Indeed, there are two papers discussing this: "A Small Complete Category" by Hyland and "The Discrete Objects in the Effective Topos" by Hyland, Robinson and Rosolini.

sarahzrf (Nov 10 2020 at 13:49):

ah, i had this one open :-) image.png

sarahzrf (Nov 10 2020 at 13:49):

i shd probably read it at some point...

Alexander Gietelink Oldenziel (Nov 10 2020 at 13:50):

Kenji Maillard said:

Why would that be worrisome ? MLTT already has good enough syntactic properties (strong-normalization, decidability of conversion and type checking) to stand on its own independently of a not-so-well suited set-theoretic model

I wasn't sure whether ' worrisome' is the right choice of words.

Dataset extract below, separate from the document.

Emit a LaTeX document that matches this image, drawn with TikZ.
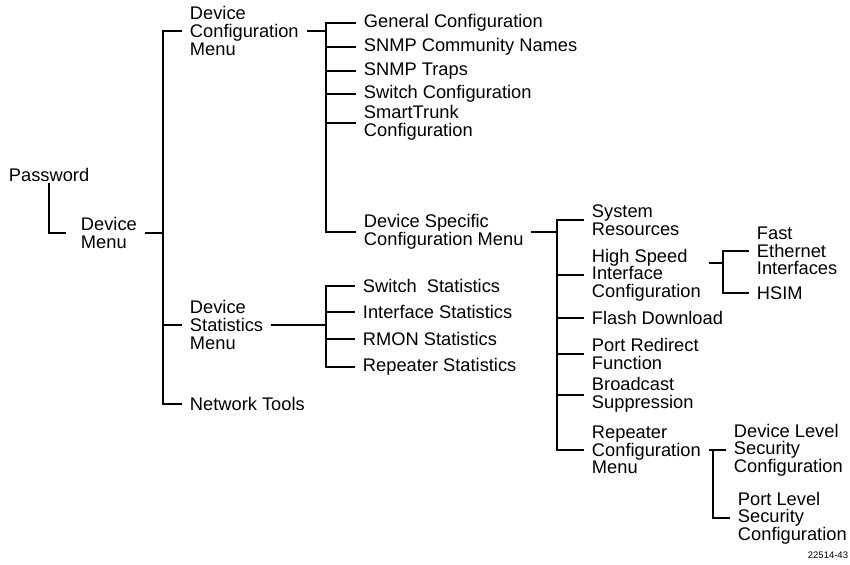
\documentclass[tikz,border=0pt]{standalone}
\usepackage{fontspec}
\setmainfont{Liberation Sans}

\begin{document}
\begin{tikzpicture}[x=0.02cm,y=-0.02cm,line width=1.1pt,
  lbl/.style={font=\fontsize{10.4}{10}\selectfont,align=left,anchor=west,inner xsep=4pt,inner ysep=0pt}]
\useasboundingbox (0,0) rectangle (850,565);
\coordinate (t1) at (163,0);
\coordinate (t2) at (326,0);
\coordinate (t3) at (557,0);
\coordinate (t5) at (723,0);
\coordinate (t6) at (713,0);
\node[lbl] (pw) at (1,175) {Password};
\node[lbl] (dm) at (73,233) {Device\\Menu};
\node[lbl] (dcm) at (182,31) {Device\\Configuration\\Menu};
\node[lbl] (dsm) at (182,325) {Device\\Statistics\\Menu};
\node[lbl] (nt) at (182,404) {Network Tools};
\node[lbl] (gc) at (356,23) {General Configuration};
\node[lbl] (scn) at (356,47) {SNMP Community Names};
\node[lbl] (st) at (356,71) {SNMP Traps};
\node[lbl] (sc) at (356,94) {Switch Configuration};
\node[lbl] (smt) at (356,123) {SmartTrunk\\Configuration};
\node[lbl] (dscm) at (356,232) {Device Specific\\Configuration Menu};
\node[lbl] (ss) at (355,286) {Switch~~Statistics};
\node[lbl] (is) at (355,312) {Interface Statistics};
\node[lbl] (rs) at (355,339) {RMON Statistics};
\node[lbl] (rps) at (355,367) {Repeater Statistics};
\node[lbl] (sr) at (584,220) {System\\Resources};
\node[lbl] (hs) at (584,275) {High Speed\\Interface\\Configuration};
\node[lbl] (fd) at (584,318) {Flash Download};
\node[lbl] (prf) at (584,354) {Port Redirect\\Function};
\node[lbl] (bs) at (584,395) {Broadcast\\Suppression};
\node[lbl] (rcm) at (584,450) {Repeater\\Configuration\\Menu};
\node[lbl] (fei) at (749,251) {Fast\\Ethernet\\Interfaces};
\node[lbl] (hsim) at (749,293) {HSIM};
\node[lbl] (dlsc) at (726,450) {Device Level\\Security\\Configuration};
\node[lbl] (plsc) at (730,518) {Port Level\\Security\\Configuration};
\node[font=\fontsize{5.4}{6}\selectfont,anchor=east,inner sep=0pt] (fig) at (849,555) {22514-43};
\coordinate (hsj) at ([yshift=0.24cm]hs.east);

\draw (pw.south) |- ([xshift=-4pt]dm.west);
\draw (dm.east) -- (dm.east -| t1);
\foreach \c in {dcm,dsm,nt} \draw (dm.east -| t1) |- (\c.west);
\draw (dcm.east) -- (dcm.east -| t2);
\foreach \c in {gc,scn,st,sc,smt,dscm} \draw (dcm.east -| t2) |- (\c.west);
\draw (dsm.east) -- (dsm.east -| t2);
\foreach \c in {ss,is,rs,rps} \draw (dsm.east -| t2) |- (\c.west);
\draw (dscm.east) -- (dscm.east -| t3);
\foreach \c in {sr,hs,fd,prf,bs,rcm} \draw (dscm.east -| t3) |- (\c.west);
\draw (hsj) -- (hsj -| t5);
\foreach \c in {fei,hsim} \draw (hsj -| t5) |- (\c.west);
\draw (rcm.east) -- (dlsc.west);
\draw (rcm.east -| t6) |- (plsc.west);
\end{tikzpicture}
\end{document}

Certainly for MLTT as a syntactic formal system there is no problem whatsoever.

But for the claim that the internal language of a topos is MLTT, I do find this peculiar...

sarahzrf (Nov 10 2020 at 13:50):

more like MLTT w/ a universe of propositions

sarahzrf (Nov 10 2020 at 13:50):

but not a universe of types

sarahzrf (Nov 10 2020 at 13:51):

i guess there's some "stack semantics" which might be relevant to that though... but i never got very far into that one before getting distracted >_<

sarahzrf (Nov 10 2020 at 13:52):

er, i suppose stack semantics is relevant to quantification over types, less so to internalizing that as an instance of ordinary quantification

sarahzrf (Nov 10 2020 at 13:52):

(...or maybe it is; i wouldnt know since i havent, yknow, read about it :sweat_smile:)

Kenji Maillard (Nov 10 2020 at 13:56):

Alexander Gietelink Oldenziel said:

But for the claim that the internal language of a topos is MLTT, I do find this peculiar...

Yes that claim is inadequate: on the one hand you need to add the structure of a universe to your topos to interpret the "usual" MLTT with a universe, on the other hand a topos is proof-irrelevant and satisfy function extensionality that you should then add to your type theory (it agrees with the original extensional variant of MLTT with equality reflection though)

Dan Doel (Nov 10 2020 at 16:03):

@Alexander Gietelink Oldenziel MLTT doesn't have a subobject classifier, so universes get used for some things that could be done with one of those instead, because they are the smallest classifier of $0$ and $1$ , basically.

Dan Doel (Nov 10 2020 at 16:15):

A subobject classifier actually is a sort of universe, arguably. So topoi do have universes in that sense. Just a different universe than MLTT.

Also, a subobject classifier seems to be a much stronger assumption than the universe in MLTT.